### SET TASK
Copy the lines of the data below exactly, starting at the first and stopping after the line that contains "from bokeh.resources import INLINE"; include no pictures.

### COLLECTED DATA

(begin)

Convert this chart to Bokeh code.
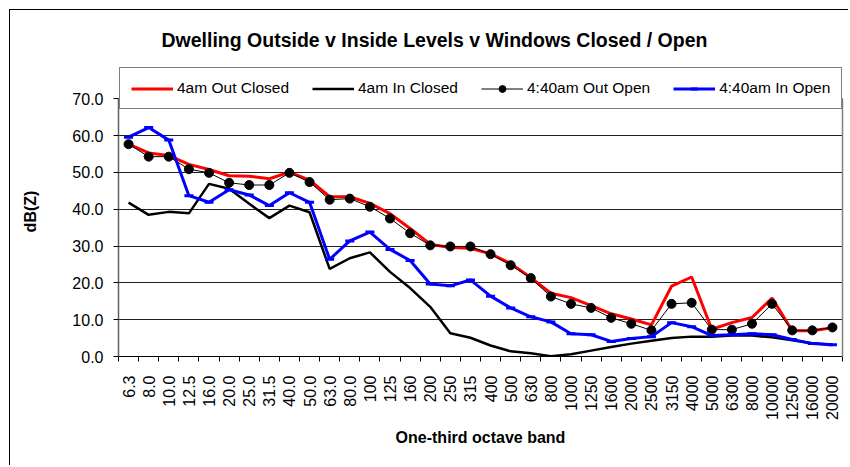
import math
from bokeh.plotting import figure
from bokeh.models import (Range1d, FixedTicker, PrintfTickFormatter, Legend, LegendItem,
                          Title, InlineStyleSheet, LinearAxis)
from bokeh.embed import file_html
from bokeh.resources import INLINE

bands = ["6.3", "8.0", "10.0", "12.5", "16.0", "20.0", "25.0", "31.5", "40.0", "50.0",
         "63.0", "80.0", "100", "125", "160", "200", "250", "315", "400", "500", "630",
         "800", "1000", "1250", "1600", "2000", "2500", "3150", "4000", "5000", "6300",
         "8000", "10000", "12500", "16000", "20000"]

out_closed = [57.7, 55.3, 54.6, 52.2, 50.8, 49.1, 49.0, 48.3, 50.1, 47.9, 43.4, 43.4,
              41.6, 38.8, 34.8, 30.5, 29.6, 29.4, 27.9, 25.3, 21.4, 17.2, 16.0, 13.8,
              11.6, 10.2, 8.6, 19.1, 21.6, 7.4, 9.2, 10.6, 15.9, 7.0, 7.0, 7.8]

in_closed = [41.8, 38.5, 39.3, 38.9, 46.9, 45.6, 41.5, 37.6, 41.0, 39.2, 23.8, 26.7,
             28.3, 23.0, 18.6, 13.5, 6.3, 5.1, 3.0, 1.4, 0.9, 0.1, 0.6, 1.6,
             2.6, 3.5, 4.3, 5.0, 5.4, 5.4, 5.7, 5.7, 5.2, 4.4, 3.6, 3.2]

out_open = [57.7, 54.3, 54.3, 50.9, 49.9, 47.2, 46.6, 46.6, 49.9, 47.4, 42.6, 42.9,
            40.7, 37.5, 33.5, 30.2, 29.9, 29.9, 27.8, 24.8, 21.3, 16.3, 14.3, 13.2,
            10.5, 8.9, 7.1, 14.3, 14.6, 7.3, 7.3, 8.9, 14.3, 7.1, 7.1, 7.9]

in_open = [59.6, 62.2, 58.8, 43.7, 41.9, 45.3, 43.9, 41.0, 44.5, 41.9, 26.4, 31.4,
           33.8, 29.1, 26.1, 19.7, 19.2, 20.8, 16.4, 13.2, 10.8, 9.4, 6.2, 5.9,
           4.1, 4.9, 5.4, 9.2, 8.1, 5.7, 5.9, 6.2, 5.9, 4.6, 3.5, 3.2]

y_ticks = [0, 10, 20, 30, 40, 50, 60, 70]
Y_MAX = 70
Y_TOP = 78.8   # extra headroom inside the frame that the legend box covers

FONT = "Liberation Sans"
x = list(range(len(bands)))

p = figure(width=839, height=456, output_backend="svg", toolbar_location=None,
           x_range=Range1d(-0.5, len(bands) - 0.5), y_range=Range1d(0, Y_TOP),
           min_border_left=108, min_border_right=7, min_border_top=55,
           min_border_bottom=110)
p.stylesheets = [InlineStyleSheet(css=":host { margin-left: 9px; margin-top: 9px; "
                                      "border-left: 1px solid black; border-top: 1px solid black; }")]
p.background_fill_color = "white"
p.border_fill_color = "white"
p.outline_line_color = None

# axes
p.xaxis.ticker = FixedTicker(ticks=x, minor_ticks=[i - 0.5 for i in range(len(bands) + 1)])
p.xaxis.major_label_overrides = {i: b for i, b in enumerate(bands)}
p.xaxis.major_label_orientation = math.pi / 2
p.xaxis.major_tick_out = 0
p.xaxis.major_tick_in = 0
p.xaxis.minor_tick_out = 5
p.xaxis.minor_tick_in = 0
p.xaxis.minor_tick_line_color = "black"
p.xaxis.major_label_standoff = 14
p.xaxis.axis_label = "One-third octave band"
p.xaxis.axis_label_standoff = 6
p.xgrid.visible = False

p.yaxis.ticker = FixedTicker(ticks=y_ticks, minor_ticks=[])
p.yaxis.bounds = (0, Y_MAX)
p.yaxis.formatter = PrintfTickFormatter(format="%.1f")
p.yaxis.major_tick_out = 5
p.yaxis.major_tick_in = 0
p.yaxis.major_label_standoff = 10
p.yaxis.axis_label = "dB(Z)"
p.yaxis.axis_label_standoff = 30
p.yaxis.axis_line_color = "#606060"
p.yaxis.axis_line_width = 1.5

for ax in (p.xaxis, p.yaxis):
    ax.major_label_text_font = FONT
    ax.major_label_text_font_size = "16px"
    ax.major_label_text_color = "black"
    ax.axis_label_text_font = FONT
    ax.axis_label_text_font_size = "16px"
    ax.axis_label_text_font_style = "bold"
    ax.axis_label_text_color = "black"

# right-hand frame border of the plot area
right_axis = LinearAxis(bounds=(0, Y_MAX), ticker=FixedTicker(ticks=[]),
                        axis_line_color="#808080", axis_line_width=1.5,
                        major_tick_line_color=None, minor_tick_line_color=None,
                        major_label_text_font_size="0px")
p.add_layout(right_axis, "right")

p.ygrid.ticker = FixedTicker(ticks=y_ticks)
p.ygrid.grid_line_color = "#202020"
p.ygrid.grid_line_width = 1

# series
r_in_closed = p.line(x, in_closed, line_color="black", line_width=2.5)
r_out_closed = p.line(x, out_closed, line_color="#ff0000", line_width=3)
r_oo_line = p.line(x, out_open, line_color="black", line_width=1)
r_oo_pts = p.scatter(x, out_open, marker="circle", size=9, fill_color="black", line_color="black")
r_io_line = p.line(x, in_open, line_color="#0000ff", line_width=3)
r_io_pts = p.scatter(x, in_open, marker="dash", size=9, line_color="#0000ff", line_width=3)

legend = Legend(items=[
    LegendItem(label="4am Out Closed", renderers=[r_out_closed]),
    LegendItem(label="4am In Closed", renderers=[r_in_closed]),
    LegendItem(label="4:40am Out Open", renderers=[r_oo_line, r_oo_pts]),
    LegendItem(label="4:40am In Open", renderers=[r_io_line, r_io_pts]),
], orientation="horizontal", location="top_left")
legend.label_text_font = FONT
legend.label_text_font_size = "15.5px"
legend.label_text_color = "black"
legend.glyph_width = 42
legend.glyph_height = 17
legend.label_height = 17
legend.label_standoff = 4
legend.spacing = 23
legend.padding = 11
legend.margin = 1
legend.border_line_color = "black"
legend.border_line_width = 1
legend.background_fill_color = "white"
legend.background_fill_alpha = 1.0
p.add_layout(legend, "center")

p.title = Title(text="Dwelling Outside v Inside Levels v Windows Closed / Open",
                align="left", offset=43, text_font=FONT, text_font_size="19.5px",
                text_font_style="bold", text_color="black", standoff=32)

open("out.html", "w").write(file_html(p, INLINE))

(end)

### PROBLEM SOLUTION
Convert this chart to Bokeh code.
import math
from bokeh.plotting import figure
from bokeh.models import (Range1d, FixedTicker, PrintfTickFormatter, Legend, LegendItem,
                          Title, InlineStyleSheet, LinearAxis)
from bokeh.embed import file_html
from bokeh.resources import INLINE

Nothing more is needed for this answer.